Training the model using the training data (x_train) both as input and output data as this is a reconstruction model:

In [None]:
history = model.fit(
    x_train,
    x_train,
    epochs=50,
    batch_size=128,
    validation_split=0.1,
    callbacks=[
        keras.callbacks.EarlyStopping(monitor="val_loss", patience=5, mode="min")
    ],
)

In [None]:
plt.plot(history.history["loss"], label="Training Loss")
plt.plot(history.history["val_loss"], label="Validation Loss")
plt.legend()
plt.show()

Detecting anomalies:

In [None]:
# Get train MAE loss.
x_train_pred = model.predict(x_train)
train_mae_loss = np.mean(np.abs(x_train_pred - x_train), axis=1)

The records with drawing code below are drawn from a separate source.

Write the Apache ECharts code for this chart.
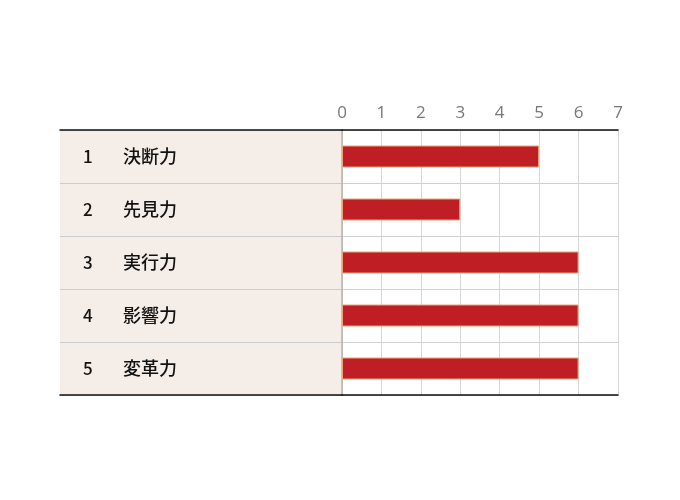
<!DOCTYPE html>
<html><head><meta charset="utf-8">
<script src="https://cdn.jsdelivr.net/npm/echarts@6/dist/echarts.min.js"></script>
<style>html,body{margin:0;padding:0;background:#fff}#c{width:680px;height:500px}</style>
</head><body><div id="c"></div>
<script>
const ranks = ['1','2','3','4','5'];
const names = ['決断力','先見力','実行力','影響力','変革力'];
const values = [5,3,6,6,6];
const ticks = [0,1,2,3,4,5,6,7];

const chart = echarts.init(document.getElementById('c'));
const font = '"Noto Sans CJK JP","Noto Sans",sans-serif';
const cats = ranks.map((r,i)=>r+'|'+names[i]);
chart.setOption({
  animation:false,
  grid:[
    {left:342,right:62,top:130,bottom:105,show:false},
    {left:60,right:338,top:130,bottom:105,show:true,backgroundColor:'#f5ede8',borderWidth:0}
  ],
  xAxis:[
    {gridIndex:0,type:'value',position:'top',min:ticks[0],max:ticks[ticks.length-1],interval:1,
     axisLine:{show:true,lineStyle:{color:'#111',width:1.5}},axisTick:{show:false},
     axisLabel:{color:'#777',fontSize:17,margin:8,fontFamily:'"Open Sans",sans-serif'},
     splitLine:{show:true,lineStyle:{color:'#d6d6d6',width:1}}},
    {gridIndex:1,type:'value',position:'top',min:0,max:1,
     axisLine:{show:true,onZero:false,lineStyle:{color:'#111',width:1.5}},axisTick:{show:false},axisLabel:{show:false},splitLine:{show:false}},
    {gridIndex:1,type:'value',position:'bottom',min:0,max:1,
     axisLine:{show:true,onZero:false,lineStyle:{color:'#111',width:1.5}},axisTick:{show:false},axisLabel:{show:false},splitLine:{show:false}},
    {gridIndex:0,type:'value',position:'bottom',min:0,max:7,
     axisLine:{show:true,onZero:false,lineStyle:{color:'#111',width:1.5}},axisTick:{show:false},axisLabel:{show:false},splitLine:{show:false}}
  ],
  yAxis:[
    {gridIndex:0,type:'category',inverse:true,data:cats,
     axisLine:{show:true,lineStyle:{color:'#bdb1a8',width:1.5}},axisTick:{show:false},axisLabel:{show:false},
     splitLine:{show:true,lineStyle:{color:'#cfcfcf',width:1}}},
    {gridIndex:1,type:'category',inverse:true,data:cats,
     axisLine:{show:false},axisTick:{show:false},
     splitLine:{show:true,lineStyle:{color:'#c9ccd0',width:1}},
     axisLabel:{inside:true,margin:23,align:'left',
       formatter:function(v){const p=v.split('|');return '{r|'+p[0]+'}{n|'+p[1]+'}';},
       rich:{r:{width:40,fontSize:17,fontWeight:500,color:'#111',fontFamily:font,align:'left'},
             n:{fontSize:18,fontWeight:500,color:'#111',fontFamily:font}}}}
  ],
  series:[{
    type:'bar',xAxisIndex:0,yAxisIndex:0,data:values,barWidth:22,
    itemStyle:{color:'#be1e24',borderColor:'#e9a57a',borderWidth:1}
  }]
});
</script></body></html>
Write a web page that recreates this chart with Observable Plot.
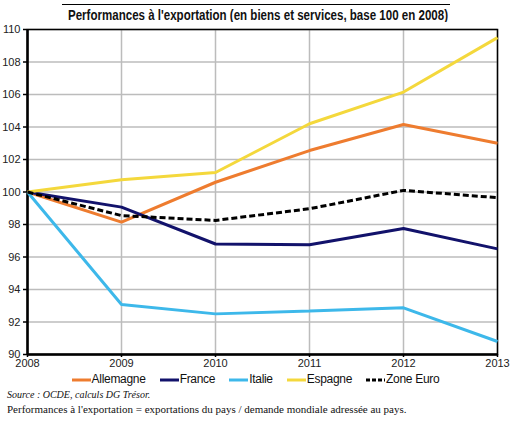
<!DOCTYPE html>
<html>
<head>
<meta charset="utf-8">
<script src="https://cdn.jsdelivr.net/npm/d3@7"></script>
<script src="https://cdn.jsdelivr.net/npm/@observablehq/plot@0.6"></script>
<style>
  html, body { margin: 0; padding: 0; background: #fff; }
  body { width: 511px; height: 427px; position: relative; overflow: hidden; font-family: "Liberation Sans", Arial, sans-serif; }
  #titlebar { position: absolute; left: 62px; top: 4px; width: 388px; height: 20px; border-top: 1px solid #000; }
  #title { position: absolute; left: 68px; top: 5px; white-space: nowrap; transform-origin: 0 0;
    font-family: "Liberation Sans", Arial, sans-serif; font-weight: bold; font-size: 14px; line-height: 20px; color: #111; }
  #chart { position: absolute; left: 0; top: 22px; }
  #legend { position: absolute; left: 0; top: 372px; width: 511px; text-align: center; font-size: 12px; color: #111; white-space: nowrap; letter-spacing: -0.3px; }
  #legend span.item { display: inline-block; margin: 0 7px; }
  #legend svg { vertical-align: middle; margin-right: 1px; }
  #source { position: absolute; left: 7px; top: 389px; font-family: "Liberation Serif", serif; font-style: italic; font-size: 10px; color: #111; }
  #note { position: absolute; left: 7px; top: 403px; font-family: "Liberation Serif", serif; font-size: 11px; color: #111; }
</style>
</head>
<body>
<div id="titlebar"></div>
<div id="title">Performances à l'exportation (en biens et services, base 100 en 2008)</div>
<div id="chart"></div>
<div id="legend"></div>
<div id="source">Source : OCDE, calculs DG Trésor.</div>
<div id="note">Performances à l'exportation = exportations du pays / demande mondiale adressée au pays.</div>
<script>
const years = [2008, 2009, 2010, 2011, 2012, 2013];
const allemagne = [100, 98.15, 100.6, 102.55, 104.15, 103.0];
const france = [100, 99.07, 96.8, 96.75, 97.75, 96.5];
const italie = [100, 93.08, 92.5, 92.67, 92.87, 90.8];
const espagne = [100, 100.75, 101.2, 104.2, 106.15, 109.5];
const zoneEuro = [100, 98.55, 98.25, 98.97, 100.1, 99.65];
const yTicks = [90, 92, 94, 96, 98, 100, 102, 104, 106, 108, 110];

const series = [
  {name: "Allemagne", values: allemagne, color: "#EE7C2F", dash: null},
  {name: "France", values: france, color: "#12126B", dash: null},
  {name: "Italie", values: italie, color: "#3DB8EA", dash: null},
  {name: "Espagne", values: espagne, color: "#F4D83C", dash: null},
  {name: "Zone Euro", values: zoneEuro, color: "#000000", dash: "6,3"}
];

// fit title to reference width
const t = document.getElementById("title");
const tw = t.getBoundingClientRect().width;
t.style.transform = `scaleX(${380 / tw})`;

const lineMarks = series.map(s => Plot.line(years.map((y, i) => ({year: y, value: s.values[i]})), {
  x: "year", y: "value", stroke: s.color, strokeWidth: 3,
  strokeDasharray: s.dash, strokeLinejoin: "miter", strokeLinecap: "butt"
}));

const chart = Plot.plot({
  width: 511,
  height: 350,
  marginTop: 7,
  marginBottom: 18,
  marginLeft: 27,
  marginRight: 14,
  style: {fontFamily: "Liberation Sans, Arial, sans-serif", fontSize: "11px", color: "#222", background: "#fff"},
  x: {domain: [2008, 2013], ticks: years, tickFormat: d => String(d), label: null},
  y: {domain: [90, 110], ticks: yTicks, label: null},
  marks: [
    Plot.gridX(years, {stroke: "#bcbcbc", strokeOpacity: 1, strokeWidth: 1.5}),
    Plot.gridY(yTicks, {stroke: "#bcbcbc", strokeOpacity: 1, strokeWidth: 1.5}),
    Plot.frame({stroke: "#000", strokeWidth: 1.5}),
    Plot.axisY(yTicks, {tickSize: 4, tickPadding: 3, stroke: "#000", strokeWidth: 1.5}),
    Plot.axisX(years, {tickSize: 3, tickPadding: 2, stroke: "#000", strokeWidth: 1.5, tickFormat: d => String(d)}),
    Plot.ruleX([2008], {stroke: "#000", strokeWidth: 2.5}),
    Plot.ruleY([90], {stroke: "#000", strokeWidth: 2.5}),
    ...lineMarks
  ]
});
document.getElementById("chart").appendChild(chart);

const legend = document.getElementById("legend");
series.forEach(s => {
  const item = document.createElement("span");
  item.className = "item";
  const dash = s.dash ? ` stroke-dasharray="4,2"` : "";
  item.innerHTML = `<svg width="19" height="6"><line x1="0" y1="3" x2="19" y2="3" stroke="${s.color}" stroke-width="3"${dash}/></svg>${s.name}`;
  legend.appendChild(item);
});
</script>
</body>
</html>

plt.hist(train_mae_loss, bins=50)
plt.xlabel("Train MAE loss")
plt.ylabel("No of samples")
plt.show()

# Get reconstruction loss threshold.
threshold = np.max(train_mae_loss)
print("Reconstruction error threshold: ", threshold)

Compare reconstruction:

In [None]:
# Checking how the first sequence is learnt
plt.plot(x_train[0])
plt.plot(x_train_pred[0])
plt.show()

Prepare test data:

In [None]:
df_test_value = (df_daily_jumpsup - training_mean) / training_std
fig, ax = plt.subplots()
df_test_value.plot(legend=False, ax=ax)
plt.show()

# Create sequences from test values.
x_test = create_sequences(df_test_value.values)
print("Test input shape: ", x_test.shape)

# Get test MAE loss.
x_test_pred = model.predict(x_test)
test_mae_loss = np.mean(np.abs(x_test_pred - x_test), axis=1)
test_mae_loss = test_mae_loss.reshape((-1))

plt.hist(test_mae_loss, bins=50)
plt.xlabel("test MAE loss")
plt.ylabel("No of samples")
plt.show()

# Detect all the samples which are anomalies.
anomalies = test_mae_loss > threshold
print("Number of anomaly samples: ", np.sum(anomalies))
print("Indices of anomaly samples: ", np.where(anomalies))

Plot anomalies:

In [None]:
# data i is an anomaly if samples [(i - timesteps + 1) to (i)] are anomalies
anomalous_data_indices = []
for data_idx in range(TIME_STEPS - 1, len(df_test_value) - TIME_STEPS + 1):
    if np.all(anomalies[data_idx - TIME_STEPS + 1 : data_idx]):
        anomalous_data_indices.append(data_idx)

In [None]:
df_subset = df_daily_jumpsup.iloc[anomalous_data_indices]
fig, ax = plt.subplots()
df_daily_jumpsup.plot(legend=False, ax=ax)
df_subset.plot(legend=False, ax=ax, color="r")
plt.show()